While the traditional uptake of procedural rhetoric has tended to focus on the former—games as rhetorical arguments designed to make largely claims-based arguments—games as process also prove rhetorical in unique ways, considering their Heraclitan qualities. Much like Gries’ Obama Hope image, games present objects that inspire a range of behaviors, regarding play and beyond. Her framework—geared toward circulating objects, consequences, futurity, and changing contexts—aligns with this more ongoing game-as-process framework. To showcase how this may look, I will use The Sims as an example, tracing its creation and uptake.

When looking at the creation of The Sims, I think it’s important to look at its origins and development, move to its design and mechanics, then look at its uptake. My materials for this work come from a range of secondary sources, including published interviews and work from other scholars, along with archival materials from The Strong Museum in Rochester, particularly Will Wright’s design notebooks. I also used the Internet Archive and my own childhood materials. While any of these phases could go more in depth, I just wanted to hit the highlights.

Will Wright originally envisioned The Sims from three main sources, his longstanding interest I human psychology and architecture, the dollhouse he and his daughter Cassidy played with, and a 1991 fire that swept through Oakland Hills, where Wright and his family lived, destroying his home and possessions. By 1993, ideas for the game had congealed into Wright’s working title, Home Tactics: The Experimental Home Simulator. He was not the first with a similar idea, with the 1985 Activision game Little Computer People already sporting a domestic focus and open play condition, but this game was not that successful commercially. Maxis’ board of directors was skeptical to accept Wright’s project with its domestic focus, despite the success of some of Wright’s other games. Wright had to wait until EA Games bought Maxis in 1997, when Wright and his team of over 50 programmers got to work. The Sims came out 4 February 2000, quickly surpassing Myst (1993) as the best-selling PC game of all time. The Internet also played an important role, with Maxis launching the site in advance, and allowing press releases and fan excitement flourish.

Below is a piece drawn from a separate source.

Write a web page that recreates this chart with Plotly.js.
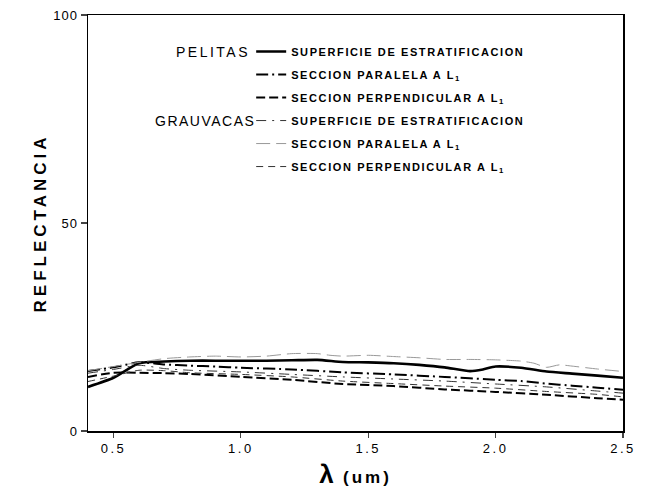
<!DOCTYPE html>
<html><head><meta charset="utf-8">
<script src="https://cdn.plot.ly/plotly-3.0.1.min.js"></script>
<style>body{margin:0;background:#fff}</style>
</head><body><div id="chart" style="width:660px;height:494px"></div>
<script>
// wavelength (um)
const wlPelSup = [0.4,0.5,0.6,0.7,0.8,0.9,1.0,1.1,1.2,1.3,1.4,1.5,1.6,1.7,1.8,1.9,1.95,2.0,2.1,2.2,2.3,2.4,2.5];
const pelSup   = [10.6,12.8,16.3,16.7,16.9,16.9,16.9,16.9,17.0,17.1,16.6,16.5,16.3,15.9,15.3,14.4,14.8,15.5,15.2,14.3,13.8,13.3,12.8];

const wlPelPar = [0.4,0.5,0.6,0.7,0.8,0.9,1.0,1.2,1.4,1.6,1.8,2.0,2.1,2.2,2.3,2.4,2.5];
const pelPar   = [14.4,15.3,16.5,16.0,15.7,15.5,15.2,14.8,14.1,13.6,13.0,12.3,12.0,11.4,10.9,10.4,9.9];

const wlPelPerp = [0.4,0.5,0.6,0.7,0.8,1.0,1.2,1.4,1.6,1.8,2.0,2.2,2.4,2.5];
const pelPerp   = [13.0,14.0,14.0,13.9,13.7,13.0,12.3,11.3,10.8,10.0,9.4,8.7,7.9,7.5];

const wlGraSup = [0.4,0.5,0.6,0.7,0.8,1.0,1.2,1.4,1.6,1.8,2.0,2.2,2.4,2.5];
const graSup   = [13.9,14.8,15.8,15.0,14.6,14.2,13.6,13.0,12.5,12.0,11.3,10.6,9.6,9.1];

const wlGraPar = [0.4,0.5,0.6,0.7,0.8,0.9,1.0,1.1,1.2,1.3,1.35,1.4,1.5,1.6,1.7,1.8,1.9,2.0,2.1,2.15,2.2,2.25,2.3,2.4,2.5];
const graPar   = [14.5,15.5,16.5,17.4,17.8,18.0,17.8,18.0,18.6,18.6,18.2,18.0,18.2,17.9,17.6,17.2,17.2,17.1,16.8,16.3,15.3,15.9,15.6,14.9,14.3];

const wlGraPerp = [0.4,0.5,0.6,0.7,0.8,1.0,1.2,1.4,1.6,1.8,2.0,2.2,2.4,2.5];
const graPerp   = [11.9,13.2,14.6,14.5,14.0,13.6,13.0,12.0,11.4,10.8,10.3,9.5,8.8,8.2];

const names = [
  'SUPERFICIE DE ESTRATIFICACION',
  'SECCION PARALELA A L<sub>1</sub>',
  'SECCION PERPENDICULAR A L<sub>1</sub>'
];
const groupLabels = ['PELITAS','GRAUVACAS'];
const xTicks = [0.5,1.0,1.5,2.0,2.5];
const xTickText = ['0.5','1.0','1.5','2.0','2.5'];
const yTicks = [0,50,100];
const yTickText = ['0','50','100'];

const sp = (t,px) => '<span style="letter-spacing:'+px+'px">'+t+'</span>';

function tr(x,y,name,color,width,dash,g){
  return {x:x,y:y,name:sp(name,1.6),type:'scatter',mode:'lines',legendgroup:g,
    line:{color:color,width:width,dash:dash,shape:'spline',smoothing:0.6},hoverinfo:'skip'};
}
const data = [
  tr(wlPelSup,pelSup,names[0],'#000',2.6,'solid','a'),
  tr(wlPelPar,pelPar,names[1],'#000',2,'12px,4px,2px,4px','b'),
  tr(wlPelPerp,pelPerp,names[2],'#000',2,'9px,4px','c'),
  tr(wlGraSup,graSup,names[0],'#333',1,'10px,6px,2px,6px','d'),
  tr(wlGraPar,graPar,names[1],'#999',1,'14px,6px','e'),
  tr(wlGraPerp,graPerp,names[2],'#333',1,'7px,5px','f')
];

const layout = {
  width:660,height:494,
  margin:{l:88,r:37,t:15,b:63},
  paper_bgcolor:'#fff',plot_bgcolor:'#fff',
  font:{family:'Liberation Sans, Arial, sans-serif',color:'#000'},
  showlegend:true,
  legend:{x:0.305,y:0.947,xanchor:'left',yanchor:'top',bgcolor:'rgba(0,0,0,0)',
    font:{size:11,family:'Liberation Sans, Arial, sans-serif',weight:'bold',color:'#000'},
    tracegroupgap:4,itemwidth:30,traceorder:'grouped'},
  xaxis:{range:[0.4,2.5],tickvals:xTicks,ticktext:xTickText.map(t=>sp(t,2.5)),ticks:'outside',ticklen:5,tickwidth:1.2,
    showline:true,linewidth:1.5,linecolor:'#000',mirror:true,showgrid:false,zeroline:false,
    tickfont:{size:13},
    title:{text:'<b><span style="font-size:26px">λ</span>  '+sp('(um)',3)+'</b>',font:{size:17},standoff:16}},
  yaxis:{range:[0,100],tickvals:yTicks,ticktext:yTickText.map(t=>sp(t,1)),ticks:'outside',ticklen:6,tickwidth:1.2,
    showline:true,linewidth:1.5,linecolor:'#000',mirror:true,showgrid:false,zeroline:false,
    tickfont:{size:13},
    title:{text:'<b>'+sp('REFLECTANCIA',4)+'</b>',font:{size:17},standoff:2}},
  annotations:[
    {xref:'paper',yref:'paper',x:(252-88)/535,y:(431-52)/416,xanchor:'right',yanchor:'middle',
     text:sp(groupLabels[0],2.5),showarrow:false,font:{size:14}},
    {xref:'paper',yref:'paper',x:(257-88)/535,y:(431-121)/416,xanchor:'right',yanchor:'middle',
     text:sp(groupLabels[1],1.5),showarrow:false,font:{size:14}}
  ]
};
Plotly.newPlot('chart',data,layout,{staticPlot:true,displayModeBar:false});
</script></body></html>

In his notebooks, Wright often comes back to two main elements: (1) the goal of happiness and (2) a people v. things conflict. He wanted the game to be a satirical critique of capitalism, with players fulfilling their needy Sims’ constant desire for more stuff. Mechanically that satire is largely lost, with stuff-buying being central to the happiness of their Sims, not just relationships, relying on a four-part process. First, every Sim has a series of needs called “motives,” like hunger or hygiene, which dictate their happiness and degrade over time. Higher motives mean happier Sims. Second, players have their Sims use objects in the game to meet those needs. A shower, for instance, helps hygiene. Third, more money lets players buy objects that help these motives more efficiently. A more expensive shower, for example, provides more “hygiene” than a cheaper model. And fourth, one gets more money by advancing in their career across different career paths, themselves modeled after real-world versions.

As Jesper Juul (2010) argues regarding the franchise, the game does not force a specific goal or punish you for failure (in a direct sense, at least), but coaxes you down a path of “least resistance” most in line with the game’s values (137). This is a common tactic in more open-ended games, and this open-ended nature and low-stress, casual gameplay aided its success and uptake, especially among less hardcore players. Today, with casual gaming more common, this may not seem as significant, but at the time, the game proved revolutionary.

The open-ended nature of the game also gave considerable leeway for players to compose. Many of these works gained circulation through the official site, pictured here, on the “Exchange”. Fan sites, linked to the main site, also provided outlets.

  • Gamics: Comic-like stories comprised of screen captures and captions. These ranged from fairy tale remakes to domestic dramas, both serious and comical. Similarly, more enterprising fans made machinima.
  • Families: Players could create and upload families.
  • Houses and other lots: And buildings that they constructed.

Less prominent on the main site, but common with fan sites, The Sims had a robust modding community. Maxis provided a basic mod kit to help with creating new Skins and other basic changes, but some players changed deeper mechanics, creating new objects; shifting the game away from its more normative sexual gender biases, and in a case that drew Maxis intervention; erasing the censorship bar from naked Sims. Most of these communities found structure through popular fan sites, like The Sims Resource pictured here—one of the largest and most popular. Like most mod communities, this one was more of a gift economy, but The Sims Resource did allow premium content for a subscription, paying modders.

Importantly, all of these player interactions have two core parts worth scrutinizing. First, the qualities of the original game—especially its open-ended play, casual nature, easy modibility, and screen-capture function—allowed this community to help flourish. These capacities, when put in motion through play, informed its participatory uptake. Second, the ongoing interaction of other participants through a range of networked platforms, tools, and communities—often with their own motivations and goals—also led to its ongoing popularity and healthy fan culture. In both its original invention and arrangement and in its ongoing delivery, The Sims illustrates how games don’t just make arguments or allow fun, but can provide the means to produce other composing spaces and compositions—themselves rhetorical in their own way.